Json.NET for cross-platform local data persistence and IEnumerable for LINQ queries
(although we started out with sqlite-net and IQueryable)
SignalR for in-app cross-platform realtime communication
Microsoft Azure Notification Hubs for scalable cross-platform push notifications Splat for cross-platform image loading and display
Raygun for cross-platform error tracking Google Analytics for cross-platform usage statistics

Challenges and Solutions

The main challenges that drove our learning were cross-platform responsiveness and stability.

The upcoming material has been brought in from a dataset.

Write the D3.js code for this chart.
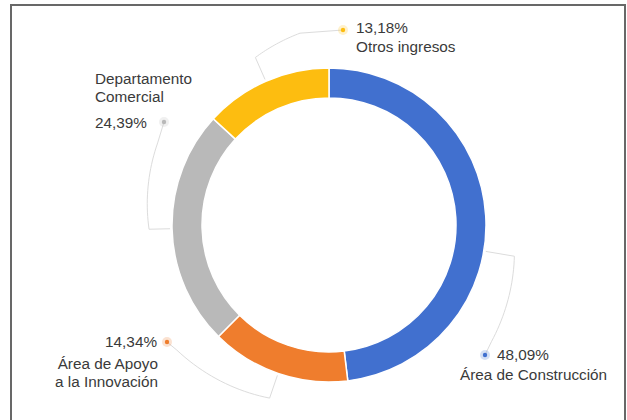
<!DOCTYPE html>
<html>
<head>
<meta charset="utf-8">
<script src="https://cdn.jsdelivr.net/npm/d3@7"></script>
<style>
  html,body{margin:0;padding:0;background:#ffffff;}
  svg{display:block;}
</style>
</head>
<body>
<svg id="chart" width="627" height="420"></svg>
<script>
// datos del grafico
var categorias=["Área de Construcción","Área de Apoyo\na la Innovación","Departamento\nComercial","Otros ingresos"];
var valores=[48.09,14.34,24.39,13.18];
var colores=["#4170cf","#ef7d2d","#b9b9b9","#fdbd10"];

// posicion de etiquetas (layout)
var etiquetas=[
    {dot:[485,355], desvio:13, r1:188, a1:125.7, r2:200, anchor:"start", pct:[497,360], nombre:[460,380]},
    {dot:[167,342], desvio:0, r1:183, a1:230.6, r2:197, anchor:"end", pct:[157,347], nombre:[158,369]},
    {dot:[164,122], desvio:0, r1:180, a1:295.6, r2:190, anchor:"start", pct:[95,128], nombre:[95,84]},
    {dot:[343,30], desvio:0, r1:183, a1:351.4, r2:194, anchor:"start", pct:[356,33], nombre:[356,52]}
];

var cx=329, cy=225;
var radioExt=157, radioInt=127;
var tamanioFuente=15.3;
var altoLinea=18;

var svg=d3.select("#chart");

// marco
svg.append("rect")
    .attr("x",11).attr("y",5)
    .attr("width",614).attr("height",460)
    .attr("fill","none")
    .attr("stroke","#686868")
    .attr("stroke-width",2);

var pie=d3.pie().sort(null).value(function(d){ return d; });
var arcos=pie(valores);

var arc=d3.arc().innerRadius(radioInt).outerRadius(radioExt);

var g=svg.append("g").attr("transform","translate("+cx+","+cy+")");

g.selectAll(".slice")
    .data(arcos)
    .enter()
    .append("path")
    .attr("class","slice")
    .attr("d",arc)
    .attr("fill",function(d,i){ return colores[i]; })
    .attr("stroke","#ffffff")
    .attr("stroke-width",1.5);

function punto(ang,r){
    var a=ang*Math.PI/180;
    return [cx+r*Math.sin(a), cy-r*Math.cos(a)];
}

var formato=d3.format(".2f");

for(var i=0; i < arcos.length; i++ ){

    var e=etiquetas[i];
    var medio=(arcos[i].startAngle+arcos[i].endAngle)/2*180/Math.PI + e.desvio;

    // linea guia
    var pts=[punto(medio,radioExt+2), punto(medio,e.r1)];
    var pasos=20;
    for(var k=1; k<=pasos; k++){
        var t=k/pasos;
        pts.push(punto(medio+(e.a1-medio)*t, e.r1+(e.r2-e.r1)*t));
    }
    pts.push(e.dot);

    svg.append("path")
        .attr("d",d3.line()(pts))
        .attr("fill","none")
        .attr("stroke","#dcdcdc")
        .attr("stroke-width",1);

    // marcador
    svg.append("circle")
        .attr("cx",e.dot[0]).attr("cy",e.dot[1])
        .attr("r",5)
        .attr("fill",colores[i])
        .attr("fill-opacity",0.22);

    svg.append("circle")
        .attr("cx",e.dot[0]).attr("cy",e.dot[1])
        .attr("r",2.2)
        .attr("fill",colores[i]);

    // textos
    svg.append("text")
        .attr("x",e.pct[0]).attr("y",e.pct[1])
        .style("font-family","'Liberation Sans', Arial, sans-serif")
        .style("font-size",tamanioFuente+"px")
        .style("fill","#3a3a3a")
        .style("text-anchor",e.anchor)
        .text(formato(valores[i]).replace(".",",")+"%");

    var lineas=categorias[i].split("\n");
    for(var j=0; j < lineas.length; j++){
        svg.append("text")
            .attr("x",e.nombre[0]).attr("y",e.nombre[1]+j*altoLinea)
            .style("font-family","'Liberation Sans', Arial, sans-serif")
            .style("font-size",tamanioFuente+"px")
            .style("fill","#3a3a3a")
            .style("text-anchor",e.anchor)
            .text(lineas[j]);
    }
}
</script>
</body>
</html>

Users care a great deal about the app startup time. More specifically, the time it takes from launching the app to when you can start interacting with it. If this takes too long, people will simply stop using your app. The first versions of Poollie had a startup time varying from 6 to 16+ seconds, depending on platform and phone model. In a number of incremental performance improvements, we reduced this to a startup time of 3 to 5 seconds. The main changes through which we achieved this were:

  • Eliminating all web requests from the app startup, and loading only the data that is necessary for initial display from the device’s local storage. Once the app is interactive, background loading of more local data and an attempt to update with online data are started.
  • Optimizing Async performance of non-UI code with ConfigureAwait(false)
  • Replacing sqlite-net and IQueryable with Json.NET and IEnumerable
  • Replacing loading of resource bitmaps on Windows Phone through Splat with native WP resource URI’s

For more details on these changes, see Technology Tips below.

Another aspect of app responsiveness is how quickly you can navigate between the app screens and how quickly changes made in one screen of the app are reflected in other screens. We achieved this by using coding patterns (detailed below) that allow for view navigation and viewmodel updating to be asynchronous and independent of each other, while also optimizing against the view lifecycle on each platform.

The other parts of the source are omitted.